Betty, Jughead, and Jughead’s fresh black eye make up over milkshakes. He apologizes to Betty — he’s not used to people doing nice things for him. Betty confides that something is “very, very wrong” with her, an inner “darkness,” and shows him the scabbed-over marks on her hands. As Betty and Jughead get cozy in a Pop’s booth, so do Veronica and Archie on his couch. They bond over their respective parental woes, because yes, having your long-estranged parents expectedly dissolve their marriage is at least as traumatizing as having your imprisoned kingpin father plot to ruin your mother’s life. Archie admits he drunk-dialed his dad, asking him not to sign the divorce papers, and wonders what his life would be like if he’d left Riverdale with his mom. But then, Veronica observes, the two of them never would have met. He kisses her. She kisses him back. An intense defiling session unfolds. The next morning, Veronica wakes up in Archie’s bed — he’s sleeping (shirtless, of course) on the floor.

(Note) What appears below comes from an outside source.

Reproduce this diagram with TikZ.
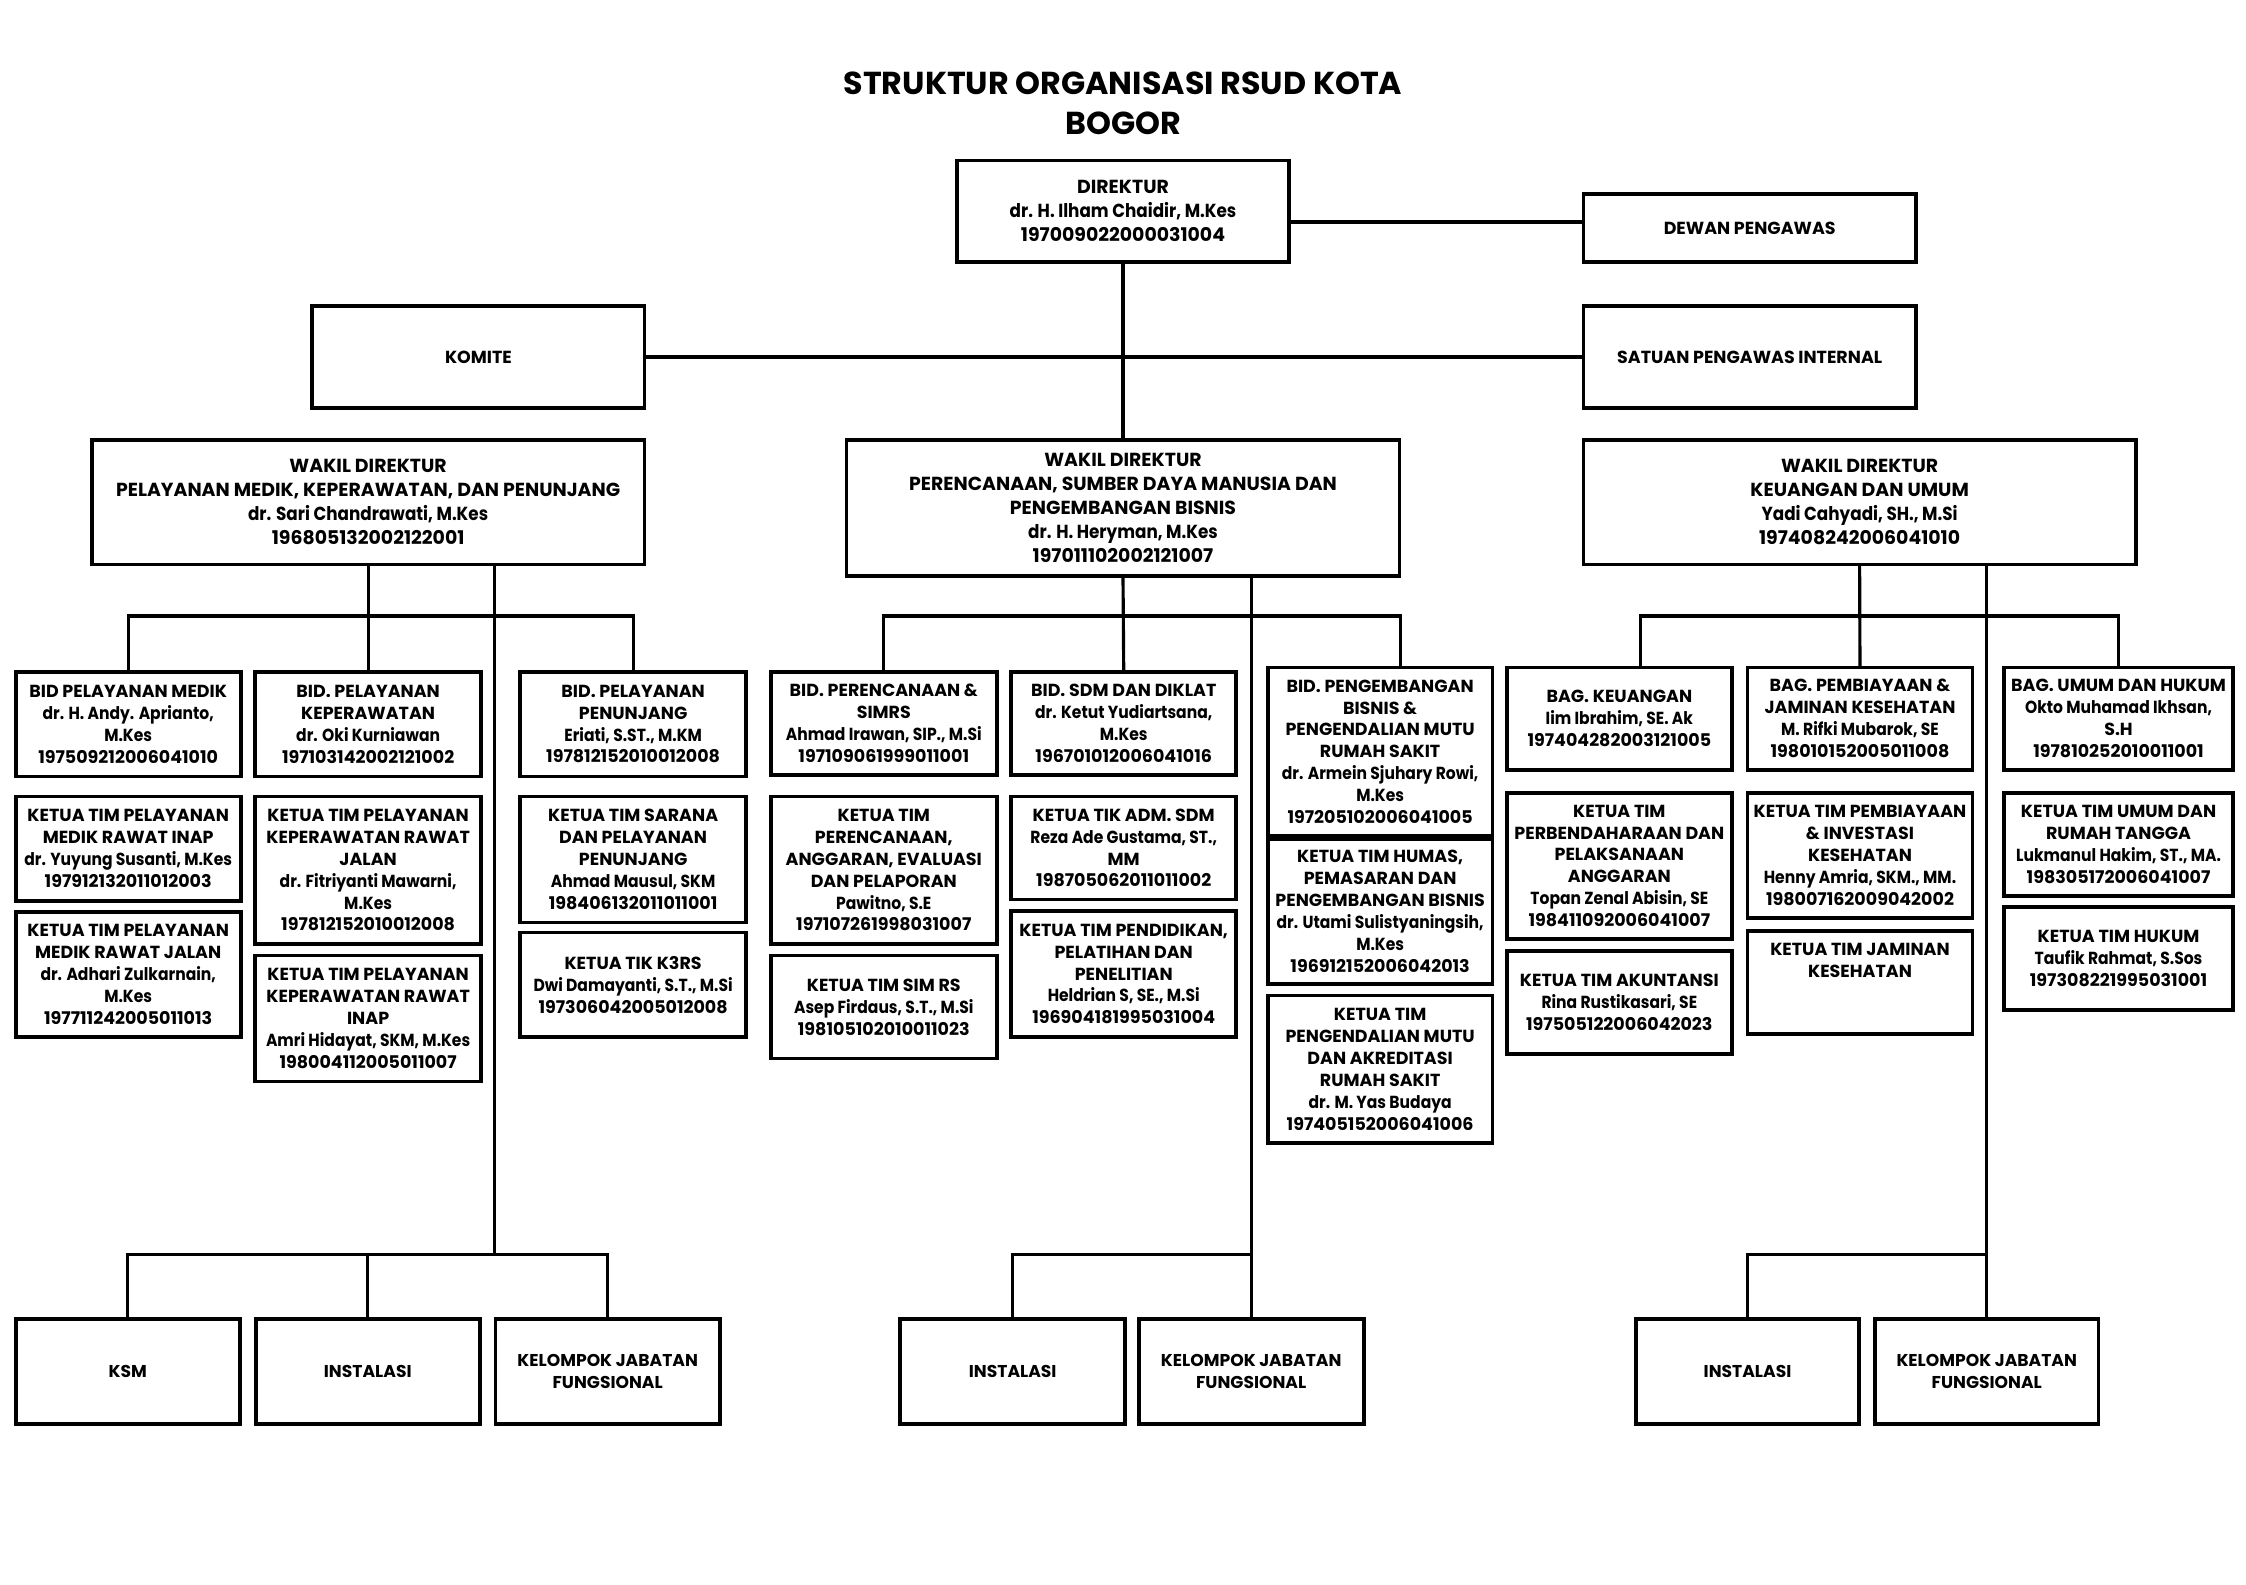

She kisses him on the cheek as she leaves.

Reassured by the Lodges’ loyal butler Smithers that while her dad may be dubious her mom is “unequivocally good,” Veronica turns up at the lawyer’s office to go on record after all. But she continues to wrestle with her father’s questionable morals — what if he hired Jughead’s dad to do other jobs, too? Like … I don’t know, kill Jason Blossom? She volunteers to help Betty with her investigation.

Rest assured we’ve only explored the very tip of Archie’s iceberg of mommy issues. In the episode’s last moments, Fred arrives back in Riverdale with Archie’s mother — who is, delightfully, portrayed by Molly Ringwald!